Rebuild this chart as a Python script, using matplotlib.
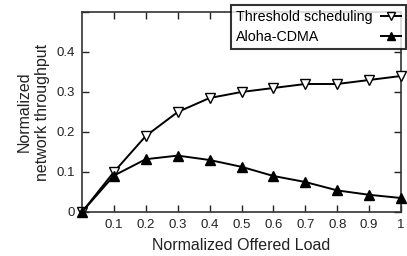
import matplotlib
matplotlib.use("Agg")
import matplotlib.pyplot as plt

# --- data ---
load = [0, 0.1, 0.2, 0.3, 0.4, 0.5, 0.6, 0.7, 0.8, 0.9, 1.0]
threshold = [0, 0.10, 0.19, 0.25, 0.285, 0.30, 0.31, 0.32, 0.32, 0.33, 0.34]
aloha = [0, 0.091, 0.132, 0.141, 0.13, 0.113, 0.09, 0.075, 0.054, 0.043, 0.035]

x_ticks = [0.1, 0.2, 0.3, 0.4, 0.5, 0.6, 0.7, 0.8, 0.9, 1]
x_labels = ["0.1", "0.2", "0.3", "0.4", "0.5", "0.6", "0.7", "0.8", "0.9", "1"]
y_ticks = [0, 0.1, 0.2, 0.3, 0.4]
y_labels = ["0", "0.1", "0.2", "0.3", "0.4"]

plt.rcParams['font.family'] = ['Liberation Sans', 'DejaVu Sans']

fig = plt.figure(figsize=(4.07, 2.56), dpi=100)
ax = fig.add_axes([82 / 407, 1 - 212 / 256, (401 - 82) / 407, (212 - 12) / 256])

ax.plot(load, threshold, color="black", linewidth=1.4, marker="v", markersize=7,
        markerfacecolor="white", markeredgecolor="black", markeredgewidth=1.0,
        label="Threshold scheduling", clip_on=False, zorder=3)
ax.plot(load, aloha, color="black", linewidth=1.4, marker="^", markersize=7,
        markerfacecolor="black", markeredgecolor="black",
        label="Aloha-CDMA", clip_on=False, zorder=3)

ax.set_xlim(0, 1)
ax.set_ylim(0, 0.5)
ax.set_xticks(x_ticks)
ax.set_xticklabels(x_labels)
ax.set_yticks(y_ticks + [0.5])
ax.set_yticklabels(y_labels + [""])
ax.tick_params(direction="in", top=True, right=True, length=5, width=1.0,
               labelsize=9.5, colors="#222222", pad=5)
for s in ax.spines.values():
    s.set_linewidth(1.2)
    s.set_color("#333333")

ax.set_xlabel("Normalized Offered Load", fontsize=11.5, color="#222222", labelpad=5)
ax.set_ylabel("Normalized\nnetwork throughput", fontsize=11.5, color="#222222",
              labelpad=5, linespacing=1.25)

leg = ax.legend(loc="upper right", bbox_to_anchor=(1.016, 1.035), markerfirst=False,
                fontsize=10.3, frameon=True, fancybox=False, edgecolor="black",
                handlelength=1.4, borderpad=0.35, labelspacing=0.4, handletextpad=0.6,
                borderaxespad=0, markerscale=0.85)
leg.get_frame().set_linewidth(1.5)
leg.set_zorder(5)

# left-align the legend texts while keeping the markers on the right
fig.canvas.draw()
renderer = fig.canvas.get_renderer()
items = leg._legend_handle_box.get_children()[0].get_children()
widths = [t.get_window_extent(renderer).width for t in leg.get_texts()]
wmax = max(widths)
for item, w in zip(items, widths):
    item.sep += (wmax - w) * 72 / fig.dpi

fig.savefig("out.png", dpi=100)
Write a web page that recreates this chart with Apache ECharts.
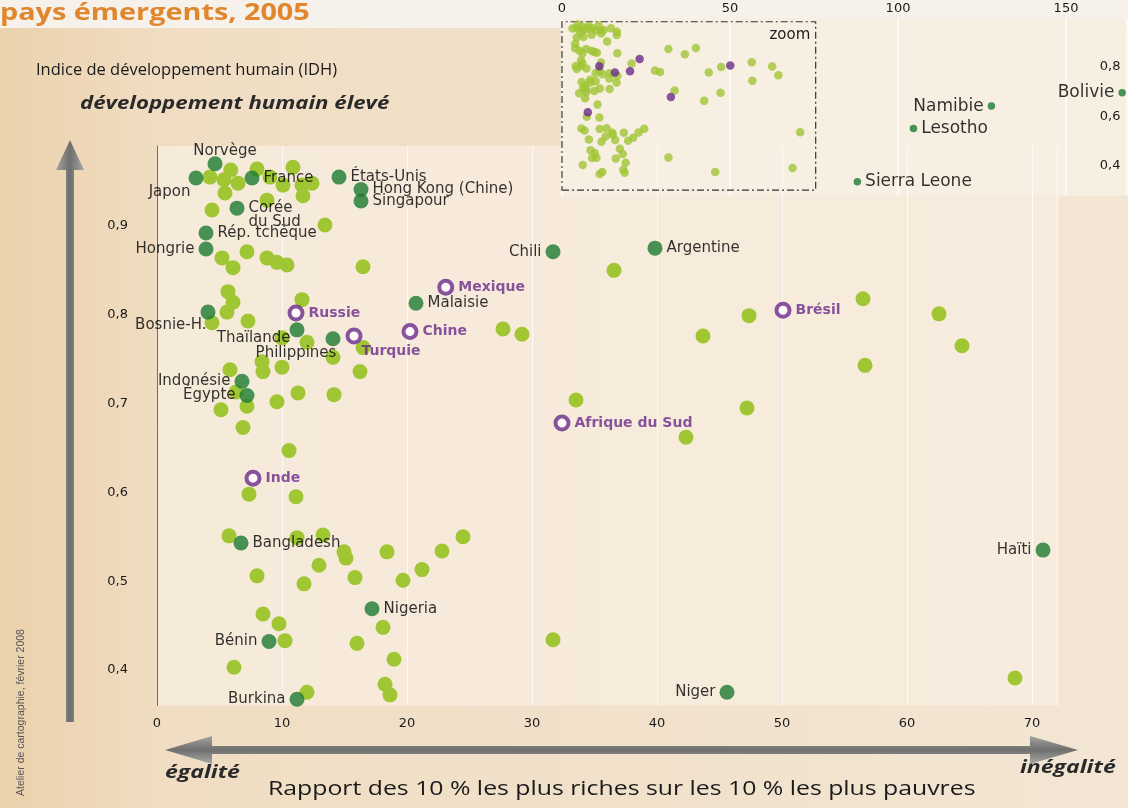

WORK TO COMPLETE: Check each line of the records for the word "chart", and show the lines that contain it.

RESULT OF THIS TASK:
Rebuild this chart as a Python script, using matplotlib.
Write a web page that recreates this chart with Apache ECharts.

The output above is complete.